From Sara at Magpie Ranch, home of Bunchgrass Beef





Friday, September 3, 2010

Rejuvenation

In geologic terms, rejuvenation is a kind of rapid erosion that takes landforms backwards in time, from older forms to younger, more rugged features.

I imagine this like when the 1,000 year flood came through along the Imnaha River and stripped away the soil and trees, carving new channels, leaving high raw cuts and sprawling gravel bars. A few years later, I stood at the edge of the river and looked across the rapids to the far cutbank and the water line ten feet above my head. I briefly pictured myself submerged inside the roil, and shuddered.

The Missoula Floods cycled through about every 55 years when Hells Canyon was being formed. When I think that what we witnessed was a once in a 1,000 years event, the frequency of those Ice Age floods is staggering. I wonder if I have ever seen water travelling at the rate of 80 mph. How fast was the Imnaha when it was running 20,000 cubic feet of water per second? Even during a normal flood, at 2,000 cfs, the river is frightening.

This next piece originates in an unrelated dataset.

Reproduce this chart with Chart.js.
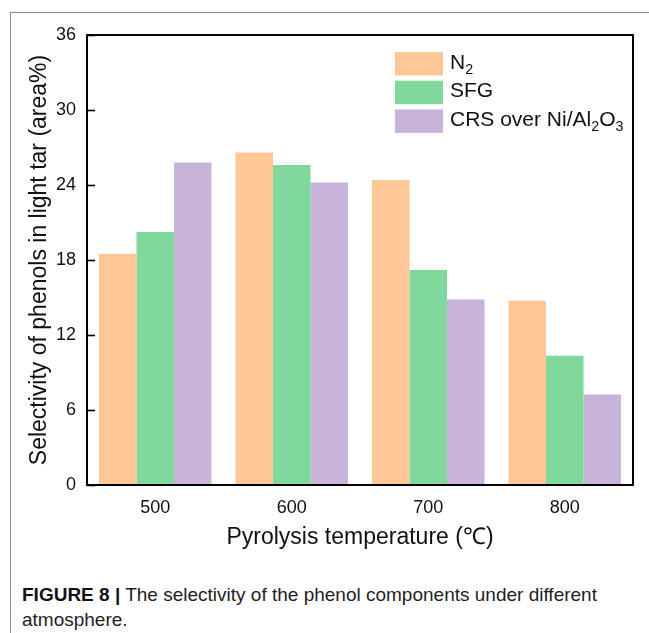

In contrast to the geologic process, the rejuvenation of body or self is mostly associated with indulgence and relaxation. Perhaps I should reconsider life's threatening situations as another form of rejuvenation, the physical breaking down into new life, the turmoil that erodes feelings down to emotional bedrock, where one can begin building up again.

In 1862, Thoreau wrote, "In wildness is the preservation of the world." Back when we first met, Mike had a favorite poster with that quote on it. I think it helped me trust him. The quote was like a founding principle that we could always agree on, one that has grounded us wherever we've lived, from the Yukon Territory, to the Andes Mountains, to the depths of Hells Canyon.

Wildness has been both balm and catalyst. Ignition and antidote. It has been one of the best teachers, for two people in it for the long haul.